RECORDS FOR THE EXERCISE:
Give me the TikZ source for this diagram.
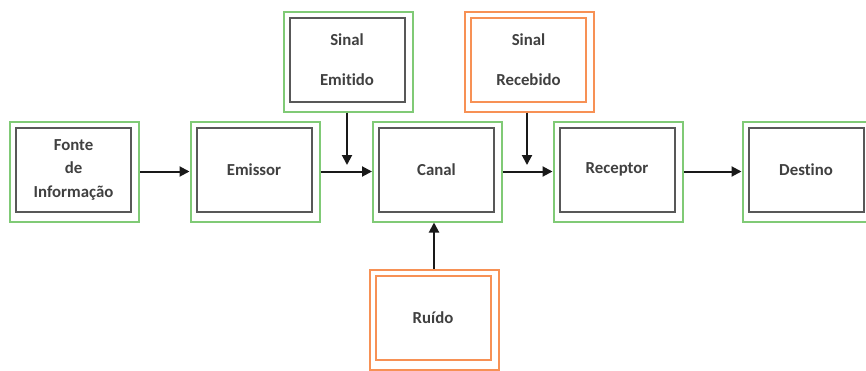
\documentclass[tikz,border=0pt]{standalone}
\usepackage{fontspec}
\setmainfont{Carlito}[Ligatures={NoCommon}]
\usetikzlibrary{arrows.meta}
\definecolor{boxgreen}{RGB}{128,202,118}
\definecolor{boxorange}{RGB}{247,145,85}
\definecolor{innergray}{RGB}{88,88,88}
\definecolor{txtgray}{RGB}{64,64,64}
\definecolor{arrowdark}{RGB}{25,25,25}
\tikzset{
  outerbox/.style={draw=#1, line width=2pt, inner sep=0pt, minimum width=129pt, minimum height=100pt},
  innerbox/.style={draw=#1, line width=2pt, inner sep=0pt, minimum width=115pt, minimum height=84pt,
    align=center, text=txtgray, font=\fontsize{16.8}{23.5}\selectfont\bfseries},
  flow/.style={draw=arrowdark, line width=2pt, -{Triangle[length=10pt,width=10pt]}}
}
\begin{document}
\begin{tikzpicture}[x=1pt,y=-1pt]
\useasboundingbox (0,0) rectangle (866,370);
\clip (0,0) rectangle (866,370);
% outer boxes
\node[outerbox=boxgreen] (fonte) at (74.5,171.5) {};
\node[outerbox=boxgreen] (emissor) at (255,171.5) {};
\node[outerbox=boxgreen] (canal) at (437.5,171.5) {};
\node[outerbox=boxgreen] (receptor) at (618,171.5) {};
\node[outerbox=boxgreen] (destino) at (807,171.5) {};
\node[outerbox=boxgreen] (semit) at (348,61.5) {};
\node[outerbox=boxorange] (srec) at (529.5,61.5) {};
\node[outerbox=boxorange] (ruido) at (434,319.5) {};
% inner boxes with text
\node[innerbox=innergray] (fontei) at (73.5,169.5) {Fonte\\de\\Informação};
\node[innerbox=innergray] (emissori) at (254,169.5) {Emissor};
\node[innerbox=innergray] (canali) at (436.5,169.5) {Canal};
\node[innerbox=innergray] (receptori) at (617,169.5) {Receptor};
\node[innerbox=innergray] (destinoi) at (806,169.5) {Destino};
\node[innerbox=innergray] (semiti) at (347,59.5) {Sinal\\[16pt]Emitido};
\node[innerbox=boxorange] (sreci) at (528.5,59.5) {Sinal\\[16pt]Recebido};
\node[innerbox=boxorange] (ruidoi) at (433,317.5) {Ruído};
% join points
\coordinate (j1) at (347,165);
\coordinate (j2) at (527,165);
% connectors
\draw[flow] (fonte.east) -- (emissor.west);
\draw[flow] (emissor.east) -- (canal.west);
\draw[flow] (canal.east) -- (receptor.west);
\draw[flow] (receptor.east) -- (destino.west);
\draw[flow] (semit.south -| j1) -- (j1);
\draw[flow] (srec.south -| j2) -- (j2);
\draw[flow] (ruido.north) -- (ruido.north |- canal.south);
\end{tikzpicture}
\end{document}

* * *

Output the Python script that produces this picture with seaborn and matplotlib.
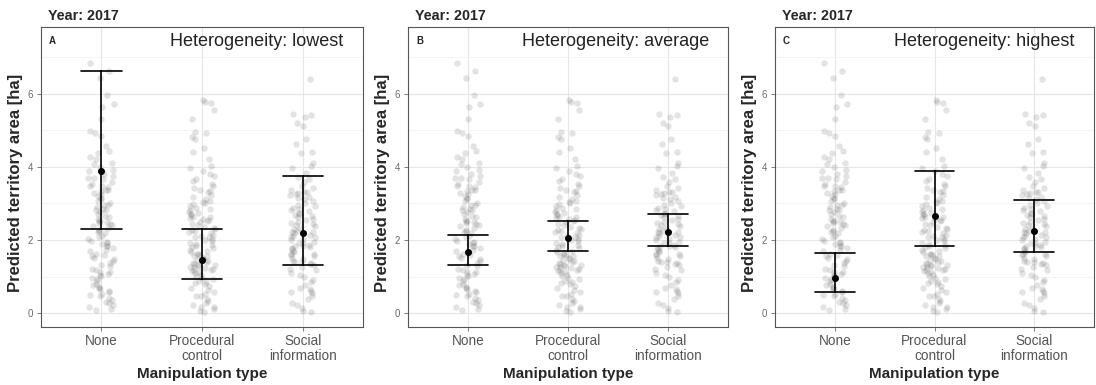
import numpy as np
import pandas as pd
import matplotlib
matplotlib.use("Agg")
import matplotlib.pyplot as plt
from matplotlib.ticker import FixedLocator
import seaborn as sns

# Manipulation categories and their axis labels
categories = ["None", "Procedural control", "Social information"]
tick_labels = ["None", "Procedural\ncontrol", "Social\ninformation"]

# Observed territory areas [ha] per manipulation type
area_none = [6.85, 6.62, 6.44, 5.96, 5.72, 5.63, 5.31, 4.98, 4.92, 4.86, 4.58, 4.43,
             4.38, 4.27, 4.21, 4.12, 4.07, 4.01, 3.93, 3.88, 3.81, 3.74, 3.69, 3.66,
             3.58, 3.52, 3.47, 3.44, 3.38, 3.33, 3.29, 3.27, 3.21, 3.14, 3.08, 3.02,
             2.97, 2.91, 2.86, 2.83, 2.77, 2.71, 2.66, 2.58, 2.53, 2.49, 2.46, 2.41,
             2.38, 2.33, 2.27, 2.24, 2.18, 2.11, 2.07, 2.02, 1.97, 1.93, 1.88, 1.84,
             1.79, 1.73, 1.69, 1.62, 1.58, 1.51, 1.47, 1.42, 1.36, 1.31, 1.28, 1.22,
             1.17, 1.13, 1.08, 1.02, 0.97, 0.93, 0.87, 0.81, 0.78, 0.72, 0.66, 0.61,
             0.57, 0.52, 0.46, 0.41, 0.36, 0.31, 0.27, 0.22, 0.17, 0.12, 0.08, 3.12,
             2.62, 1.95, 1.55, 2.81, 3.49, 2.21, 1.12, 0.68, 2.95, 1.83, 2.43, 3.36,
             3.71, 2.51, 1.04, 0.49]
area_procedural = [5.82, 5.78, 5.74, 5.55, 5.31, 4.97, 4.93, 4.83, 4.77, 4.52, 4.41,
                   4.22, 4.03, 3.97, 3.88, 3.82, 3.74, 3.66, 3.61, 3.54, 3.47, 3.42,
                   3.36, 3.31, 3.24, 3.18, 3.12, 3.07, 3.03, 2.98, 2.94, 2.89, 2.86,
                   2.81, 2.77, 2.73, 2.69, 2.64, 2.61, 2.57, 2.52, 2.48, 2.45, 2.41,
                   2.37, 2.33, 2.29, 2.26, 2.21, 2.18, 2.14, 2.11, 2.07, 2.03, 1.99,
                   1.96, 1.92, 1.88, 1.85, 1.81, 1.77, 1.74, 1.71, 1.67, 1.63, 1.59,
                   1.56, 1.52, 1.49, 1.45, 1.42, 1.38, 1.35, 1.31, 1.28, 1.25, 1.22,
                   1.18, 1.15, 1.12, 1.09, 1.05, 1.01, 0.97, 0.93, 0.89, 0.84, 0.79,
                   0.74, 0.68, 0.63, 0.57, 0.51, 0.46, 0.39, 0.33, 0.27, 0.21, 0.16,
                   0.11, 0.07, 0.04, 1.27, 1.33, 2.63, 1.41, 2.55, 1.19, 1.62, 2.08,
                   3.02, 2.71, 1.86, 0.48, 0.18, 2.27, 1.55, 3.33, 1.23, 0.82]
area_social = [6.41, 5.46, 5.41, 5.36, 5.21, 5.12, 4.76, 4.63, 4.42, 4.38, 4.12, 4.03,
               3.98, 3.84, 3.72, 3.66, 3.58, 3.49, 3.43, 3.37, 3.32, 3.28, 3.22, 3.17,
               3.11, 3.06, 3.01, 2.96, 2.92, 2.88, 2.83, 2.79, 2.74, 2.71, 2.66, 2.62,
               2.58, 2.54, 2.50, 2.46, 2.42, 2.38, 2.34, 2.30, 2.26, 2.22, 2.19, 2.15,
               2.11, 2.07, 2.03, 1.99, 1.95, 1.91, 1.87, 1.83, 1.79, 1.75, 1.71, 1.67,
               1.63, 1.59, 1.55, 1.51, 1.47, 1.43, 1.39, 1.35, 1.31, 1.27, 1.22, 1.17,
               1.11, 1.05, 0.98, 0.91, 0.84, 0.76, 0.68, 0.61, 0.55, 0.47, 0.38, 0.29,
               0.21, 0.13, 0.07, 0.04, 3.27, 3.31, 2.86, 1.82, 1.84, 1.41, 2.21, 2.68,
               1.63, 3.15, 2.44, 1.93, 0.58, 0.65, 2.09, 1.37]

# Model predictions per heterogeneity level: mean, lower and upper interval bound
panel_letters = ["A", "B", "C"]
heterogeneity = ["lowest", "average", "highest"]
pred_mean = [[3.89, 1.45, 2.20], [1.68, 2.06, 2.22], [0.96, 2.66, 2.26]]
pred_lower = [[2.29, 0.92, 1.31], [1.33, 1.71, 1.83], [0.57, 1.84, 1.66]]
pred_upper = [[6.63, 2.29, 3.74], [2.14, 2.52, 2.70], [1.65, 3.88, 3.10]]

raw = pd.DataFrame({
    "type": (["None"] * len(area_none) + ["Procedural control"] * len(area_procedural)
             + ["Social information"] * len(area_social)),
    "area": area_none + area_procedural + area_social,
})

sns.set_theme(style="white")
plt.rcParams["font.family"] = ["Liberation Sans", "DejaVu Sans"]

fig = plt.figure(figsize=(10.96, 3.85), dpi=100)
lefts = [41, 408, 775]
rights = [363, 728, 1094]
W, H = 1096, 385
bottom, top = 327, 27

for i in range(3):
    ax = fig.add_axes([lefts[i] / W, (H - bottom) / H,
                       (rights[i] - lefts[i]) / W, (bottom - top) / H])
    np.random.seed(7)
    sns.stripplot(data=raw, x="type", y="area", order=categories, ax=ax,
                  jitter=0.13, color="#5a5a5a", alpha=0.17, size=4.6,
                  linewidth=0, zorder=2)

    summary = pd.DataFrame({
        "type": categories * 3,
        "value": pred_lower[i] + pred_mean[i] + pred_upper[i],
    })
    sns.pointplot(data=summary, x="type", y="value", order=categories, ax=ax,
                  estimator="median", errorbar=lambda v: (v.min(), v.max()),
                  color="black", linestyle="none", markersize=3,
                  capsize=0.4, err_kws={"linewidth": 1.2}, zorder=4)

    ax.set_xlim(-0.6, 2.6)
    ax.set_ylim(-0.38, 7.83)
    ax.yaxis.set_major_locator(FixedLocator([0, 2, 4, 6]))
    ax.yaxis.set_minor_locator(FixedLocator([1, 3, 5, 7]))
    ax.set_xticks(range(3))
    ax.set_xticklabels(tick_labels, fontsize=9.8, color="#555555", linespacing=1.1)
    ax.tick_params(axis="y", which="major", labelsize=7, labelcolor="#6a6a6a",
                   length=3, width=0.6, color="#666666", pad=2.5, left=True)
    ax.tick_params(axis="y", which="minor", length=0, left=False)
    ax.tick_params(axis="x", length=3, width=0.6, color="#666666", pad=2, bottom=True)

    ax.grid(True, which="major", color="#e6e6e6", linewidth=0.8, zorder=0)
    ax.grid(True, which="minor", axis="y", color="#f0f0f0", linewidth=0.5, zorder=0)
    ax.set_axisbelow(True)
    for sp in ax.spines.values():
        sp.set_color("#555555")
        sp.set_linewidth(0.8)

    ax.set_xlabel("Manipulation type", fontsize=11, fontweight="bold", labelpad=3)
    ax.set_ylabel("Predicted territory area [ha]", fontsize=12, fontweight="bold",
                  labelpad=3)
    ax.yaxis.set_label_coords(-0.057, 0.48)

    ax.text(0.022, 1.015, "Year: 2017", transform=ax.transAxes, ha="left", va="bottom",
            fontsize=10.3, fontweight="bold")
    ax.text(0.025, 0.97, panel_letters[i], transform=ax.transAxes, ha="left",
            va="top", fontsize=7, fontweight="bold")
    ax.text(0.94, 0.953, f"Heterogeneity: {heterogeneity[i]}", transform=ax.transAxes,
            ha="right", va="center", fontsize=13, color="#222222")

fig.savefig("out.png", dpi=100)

==

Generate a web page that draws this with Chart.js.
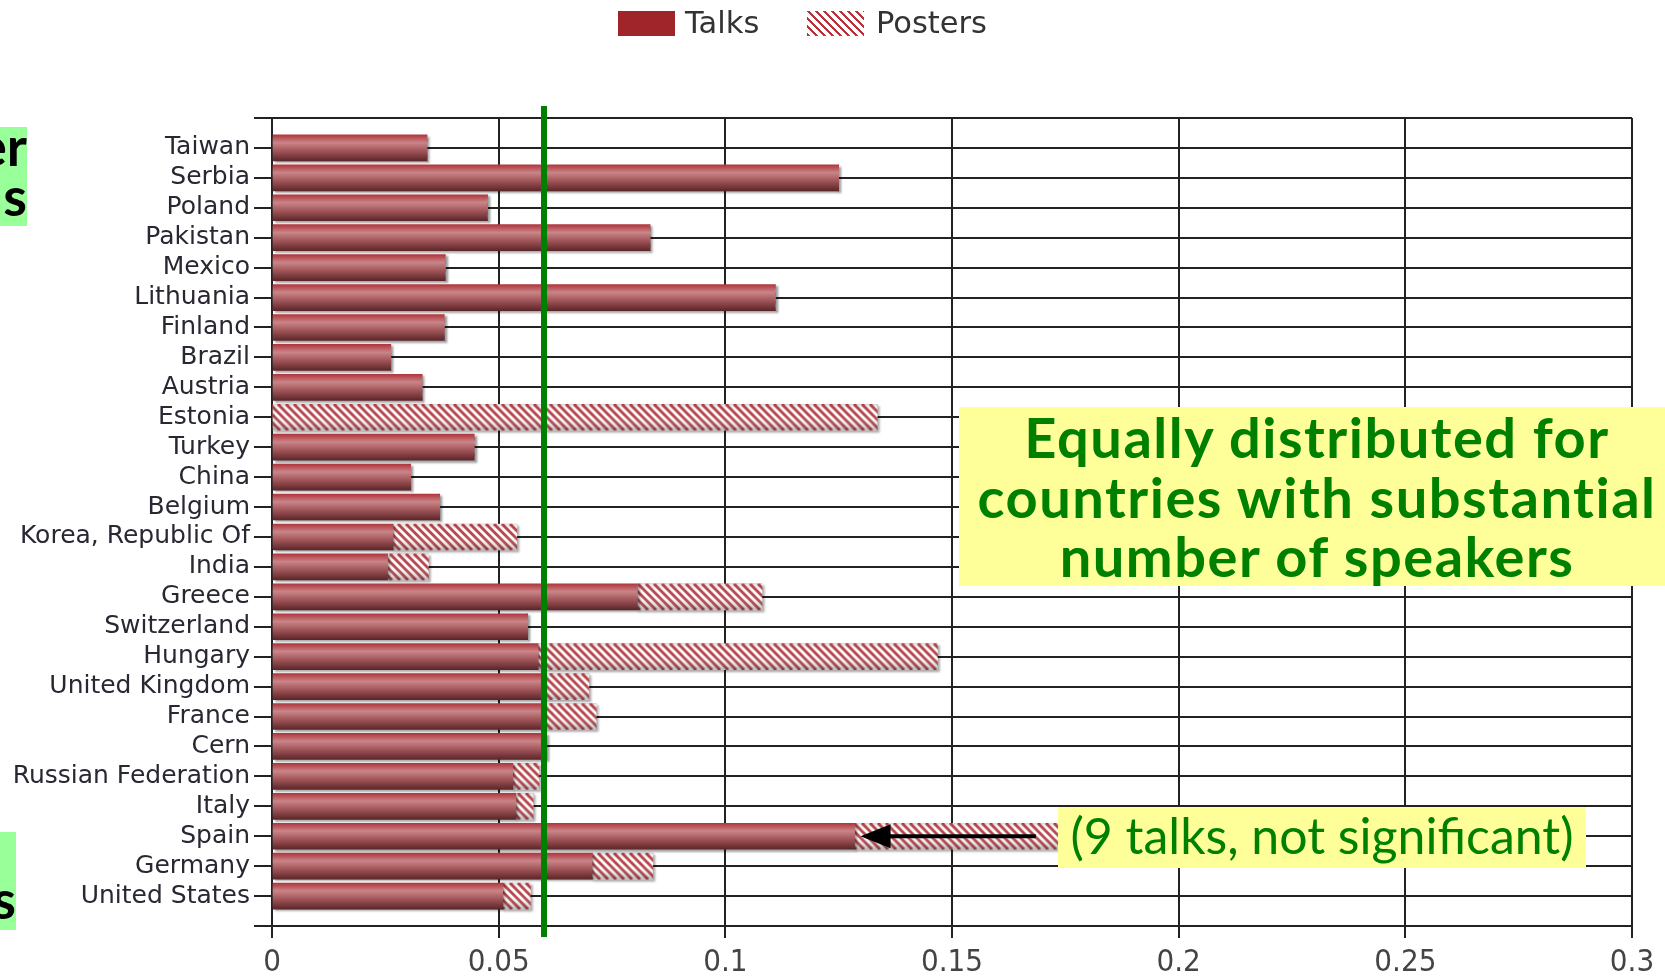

AIM OF THE TASK: Give the number of lines in the material above that have the word "with" in them, and nothing more.

EXERCISE OUTPUT: 3